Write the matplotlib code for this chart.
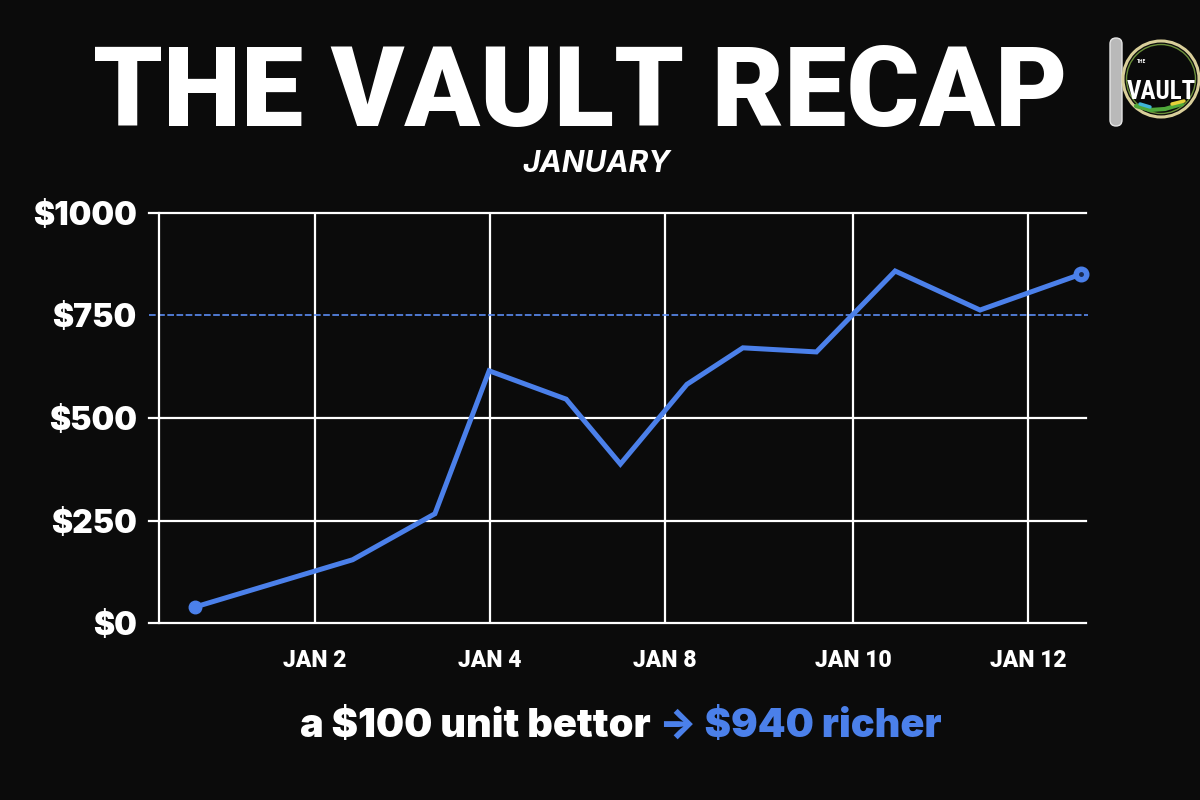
import matplotlib
matplotlib.use("Agg")
import matplotlib.pyplot as plt
from matplotlib.patches import Circle, FancyBboxPatch

# ---- data ----
x_points = [0.63, 2.43, 3.37, 3.99, 4.87, 5.49, 6.25, 6.89, 7.73, 8.63, 9.60, 10.75]
values = [40, 155, 267, 615, 546, 388, 582, 671, 661, 858, 763, 850]
tick_pos = [2.0, 4.0, 6.0, 8.15, 10.15]
tick_labels = ["JAN 2", "JAN 4", "JAN 8", "JAN 10", "JAN 12"]
y_ticks = [0, 250, 500, 750, 1000]
y_labels = ["$0", "$250", "$500", "$750", "$1000"]
ref_level = 750
title = "THE VAULT RECAP"
subtitle = "JANUARY"
caption_white = "a $100 unit bettor "
caption_blue = "\u2192 $940 richer"

BG = "#0b0b0b"
BLUE = "#4b80ea"
W, H = 1200, 800

fig = plt.figure(figsize=(12, 8), dpi=100, facecolor=BG)
ax = fig.add_axes([159/W, 1-623.4/H, (1086-159)/W, (623.4-212.7)/H])
ax.set_facecolor(BG)
ax.set_xlim(0.217, 10.811)
ax.set_ylim(0, 1000)

for s in ["top", "right", "bottom"]:
    ax.spines[s].set_visible(False)
ax.spines["left"].set_color("white")
ax.spines["left"].set_linewidth(1.6)

ytr = ax.get_yaxis_transform()
for yv in y_ticks:
    if yv == ref_level:
        ax.plot([-0.011, 1.002], [yv, yv], transform=ytr, color="#5b8cf2", lw=1.2,
                ls=(0, (4, 1.5)), clip_on=False, zorder=2)
    else:
        ax.plot([-0.011, 1.0], [yv, yv], transform=ytr, color="white", lw=1.6,
                clip_on=False, zorder=2)

ax.set_xticks(tick_pos)
ax.set_xticklabels(tick_labels)
ax.set_yticks(y_ticks)
ax.set_yticklabels(y_labels)
ax.grid(axis="x", color="white", lw=1.6, zorder=1)
ax.tick_params(axis="both", length=0, colors="white")
ax.tick_params(axis="y", pad=16, labelsize=23)
ax.tick_params(axis="x", pad=18.5, labelsize=16.5)
for lab in ax.get_yticklabels():
    lab.set_fontfamily(["Inter", "DejaVu Sans"])
    lab.set_fontweight("black")
for lab in ax.get_xticklabels():
    lab.set_fontfamily(["Roboto", "DejaVu Sans"])
    lab.set_fontweight("black")

ax.plot(x_points, values, color=BLUE, lw=3.6, zorder=4, solid_joinstyle="miter")
ax.plot([x_points[0]], [values[0]], ls="none", marker="o",
        ms=9, color=BLUE, zorder=5, clip_on=False)
ax.plot([x_points[-1]], [values[-1]], ls="none", marker="o",
        ms=10.5, color=BLUE, zorder=5, clip_on=False)
ax.plot([x_points[-1]], [values[-1]], ls="none", marker="o", ms=2.5, color="#1a2a50",
        zorder=6, clip_on=False)


def fit_width(t, target_px):
    fig.canvas.draw()
    w = t.get_window_extent().width
    t.set_fontsize(t.get_fontsize() * target_px / w)


# title
tt = fig.text(580.5/W, 1-126/H, title, ha="center", va="baseline", color="white",
              fontsize=80, fontweight="black", family=["Roboto", "DejaVu Sans"], parse_math=False)
fit_width(tt, 975)

fig.text(596.5/W, 1-172/H, subtitle, ha="center", va="baseline", color="white",
         fontsize=21.5, fontweight="bold", style="italic", family=["Inter", "DejaVu Sans"],
         parse_math=False)

# caption
c1 = fig.text(300/W, 1-736.7/H, caption_white, ha="left", va="baseline", color="white",
              fontsize=26, fontweight="black", family=["Inter", "DejaVu Sans"], parse_math=False)
c2 = fig.text(0.5, 1-736.7/H, caption_blue, ha="left", va="baseline", color=BLUE,
              fontsize=26, fontweight="black", family=["Inter", "DejaVu Sans"], parse_math=False)
fig.canvas.draw()
w1 = c1.get_window_extent().width
w2 = c2.get_window_extent().width
scale = 641 / (w1 + w2)
c1.set_fontsize(26 * scale)
c2.set_fontsize(26 * scale)
fig.canvas.draw()
bb = c1.get_window_extent()
c2.set_x(bb.x1 / W)

# logo (top right)
logo_ax = fig.add_axes([0, 0, 1, 1], facecolor="none")
logo_ax.set_xlim(0, W)
logo_ax.set_ylim(H, 0)
logo_ax.axis("off")
logo_ax.add_patch(FancyBboxPatch((1110, 38), 12, 88, boxstyle="round,pad=0,rounding_size=6",
                                 fc="#b9b9b9", ec="#e5e5e5", lw=1.0))
logo_ax.add_patch(Circle((1161, 79), 38, fc="#0a0a0a", ec="#d9cf9a", lw=2.2))
logo_ax.add_patch(Circle((1161, 79), 34.5, fc="none", ec="#6b8f3a", lw=1.0))
logo_ax.text(1161, 99, "VAULT", ha="center", va="baseline", color="white",
             fontsize=18, fontweight="bold", family=["Roboto Condensed", "DejaVu Sans"])
logo_ax.text(1141, 63, "THE", ha="center", va="baseline", color="white",
             fontsize=4, fontweight="bold", family=["Roboto Condensed", "DejaVu Sans"])
logo_ax.plot([1136, 1150, 1165, 1182], [106, 110, 109, 104], color="#4fa83a", lw=3,
             solid_capstyle="round")
logo_ax.plot([1140, 1150], [104, 107], color="#3fb6d8", lw=2.5, solid_capstyle="round")
logo_ax.plot([1172, 1184], [104, 101], color="#e6d23a", lw=2.5, solid_capstyle="round")

fig.savefig("out.png", dpi=100, facecolor=BG)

■ WHAT YOU NEED TO DO:
The lines from the start of the data through the line that contains "from matplotlib.patches import" are to be returned exactly, please, with both ends included and every picture left out.

■ RESULT OF THIS EXERCISE:
Write the matplotlib code for this chart.
import matplotlib
matplotlib.use("Agg")
import matplotlib.pyplot as plt
from matplotlib.patches import Circle, FancyBboxPatch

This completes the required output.